# Available data:
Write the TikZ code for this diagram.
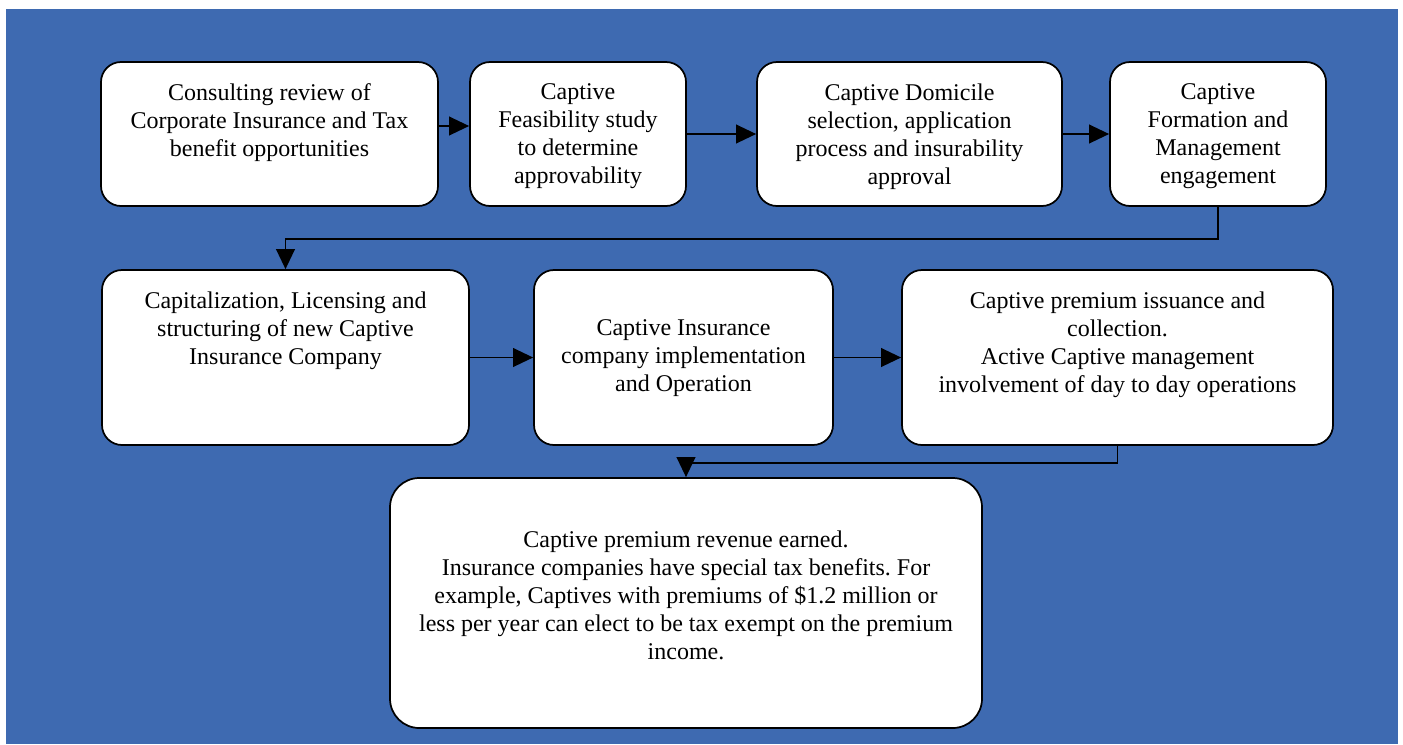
\documentclass[tikz,border=0pt]{standalone}
\usepackage{fontspec}
\setmainfont{Liberation Serif}
\usetikzlibrary{arrows.meta,positioning}
\definecolor{bgblue}{RGB}{62,106,177}
\frenchspacing
\tikzset{
  stepbox/.style={draw=black,line width=1.3pt,fill=white,rounded corners=15pt,inner sep=0pt},
  steptext/.style={align=center,inner sep=0pt,font=\fontsize{18}{21}\selectfont},
  arr/.style={-{Triangle[length=15pt,width=14pt]},line width=1.3pt},
}
\begin{document}
\begin{tikzpicture}[x=0.75pt,y=-0.75pt,node distance=0pt]
  \useasboundingbox (0,0) rectangle (1403,744);
  \fill[bgblue] (6,9) rectangle (1398,744); % backdrop
  % first row
  \node[stepbox,minimum width=337*0.75pt,minimum height=144*0.75pt] (b1) at (269.5,134) {};
  \node[stepbox,minimum width=216*0.75pt,minimum height=144*0.75pt] (b2) at (578,134) {};
  \node[stepbox,minimum width=305*0.75pt,minimum height=144*0.75pt] (b3) at (909.5,134) {};
  \node[stepbox,minimum width=216*0.75pt,minimum height=144*0.75pt] (b4) at (1218,134) {};
  % second row
  \node[stepbox,minimum width=367*0.75pt,minimum height=175*0.75pt] (b5) at (285.5,357.5) {};
  \node[stepbox,minimum width=299*0.75pt,minimum height=175*0.75pt] (b6) at (683.5,357.5) {};
  \node[stepbox,minimum width=431*0.75pt,minimum height=175*0.75pt] (b7) at (1117.5,357.5) {};
  % last step
  \node[stepbox,rounded corners=22pt,minimum width=592*0.75pt,minimum height=250*0.75pt] (b8) at (686,603) {};
  % texts
  \node[steptext,below=17pt of b1.north] (t1) {Consulting review of\\Corporate Insurance and Tax\\benefit opportunities};
  \node[steptext,below=17pt of b2.north] (t2) {Captive\\Feasibility study\\to determine\\approvability};
  \node[steptext,below=17pt of b3.north] (t3) {Captive Domicile\\selection, application\\process and insurability\\approval};
  \node[steptext,below=17pt of b4.north] (t4) {Captive\\Formation and\\Management\\engagement};
  \node[steptext,below=17pt of b5.north] (t5) {Capitalization, Licensing and\\structuring of new Captive\\Insurance Company};
  \node[steptext,below=38pt of b6.north] (t6) {Captive Insurance\\company implementation\\and Operation};
  \node[steptext,below=17pt of b7.north] (t7) {Captive premium issuance and\\collection.\\Active Captive management\\involvement of day to day operations};
  \node[steptext,below=40pt of b8.north] (t8) {Captive premium revenue earned.\\Insurance companies have special tax benefits. For\\example, Captives with premiums of \$1.2 million or\\less per year can elect to be tax exempt on the premium\\income.};
  % connectors
  \draw[arr] ([yshift=6pt]b1.east) -- ([yshift=6pt]b2.west);
  \draw[arr] (b2) -- (b3);
  \draw[arr] (b3) -- (b4);
  \draw[arr] (b4.south) -- ++(0,32) -| (b5.north);
  \draw[arr] (b5) -- (b6);
  \draw[arr] (b6) -- (b7);
  \draw[arr] (b7.south) -- ++(0,17) -| (b8.north);
\end{tikzpicture}
\end{document}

# Work required:
Every line of the material is to be quoted exactly, with no pictures carried over.

# Worked answer:
Write the TikZ code for this diagram.
\documentclass[tikz,border=0pt]{standalone}
\usepackage{fontspec}
\setmainfont{Liberation Serif}
\usetikzlibrary{arrows.meta,positioning}
\definecolor{bgblue}{RGB}{62,106,177}
\frenchspacing
\tikzset{
  stepbox/.style={draw=black,line width=1.3pt,fill=white,rounded corners=15pt,inner sep=0pt},
  steptext/.style={align=center,inner sep=0pt,font=\fontsize{18}{21}\selectfont},
  arr/.style={-{Triangle[length=15pt,width=14pt]},line width=1.3pt},
}
\begin{document}
\begin{tikzpicture}[x=0.75pt,y=-0.75pt,node distance=0pt]
  \useasboundingbox (0,0) rectangle (1403,744);
  \fill[bgblue] (6,9) rectangle (1398,744); % backdrop
  % first row
  \node[stepbox,minimum width=337*0.75pt,minimum height=144*0.75pt] (b1) at (269.5,134) {};
  \node[stepbox,minimum width=216*0.75pt,minimum height=144*0.75pt] (b2) at (578,134) {};
  \node[stepbox,minimum width=305*0.75pt,minimum height=144*0.75pt] (b3) at (909.5,134) {};
  \node[stepbox,minimum width=216*0.75pt,minimum height=144*0.75pt] (b4) at (1218,134) {};
  % second row
  \node[stepbox,minimum width=367*0.75pt,minimum height=175*0.75pt] (b5) at (285.5,357.5) {};
  \node[stepbox,minimum width=299*0.75pt,minimum height=175*0.75pt] (b6) at (683.5,357.5) {};
  \node[stepbox,minimum width=431*0.75pt,minimum height=175*0.75pt] (b7) at (1117.5,357.5) {};
  % last step
  \node[stepbox,rounded corners=22pt,minimum width=592*0.75pt,minimum height=250*0.75pt] (b8) at (686,603) {};
  % texts
  \node[steptext,below=17pt of b1.north] (t1) {Consulting review of\\Corporate Insurance and Tax\\benefit opportunities};
  \node[steptext,below=17pt of b2.north] (t2) {Captive\\Feasibility study\\to determine\\approvability};
  \node[steptext,below=17pt of b3.north] (t3) {Captive Domicile\\selection, application\\process and insurability\\approval};
  \node[steptext,below=17pt of b4.north] (t4) {Captive\\Formation and\\Management\\engagement};
  \node[steptext,below=17pt of b5.north] (t5) {Capitalization, Licensing and\\structuring of new Captive\\Insurance Company};
  \node[steptext,below=38pt of b6.north] (t6) {Captive Insurance\\company implementation\\and Operation};
  \node[steptext,below=17pt of b7.north] (t7) {Captive premium issuance and\\collection.\\Active Captive management\\involvement of day to day operations};
  \node[steptext,below=40pt of b8.north] (t8) {Captive premium revenue earned.\\Insurance companies have special tax benefits. For\\example, Captives with premiums of \$1.2 million or\\less per year can elect to be tax exempt on the premium\\income.};
  % connectors
  \draw[arr] ([yshift=6pt]b1.east) -- ([yshift=6pt]b2.west);
  \draw[arr] (b2) -- (b3);
  \draw[arr] (b3) -- (b4);
  \draw[arr] (b4.south) -- ++(0,32) -| (b5.north);
  \draw[arr] (b5) -- (b6);
  \draw[arr] (b6) -- (b7);
  \draw[arr] (b7.south) -- ++(0,17) -| (b8.north);
\end{tikzpicture}
\end{document}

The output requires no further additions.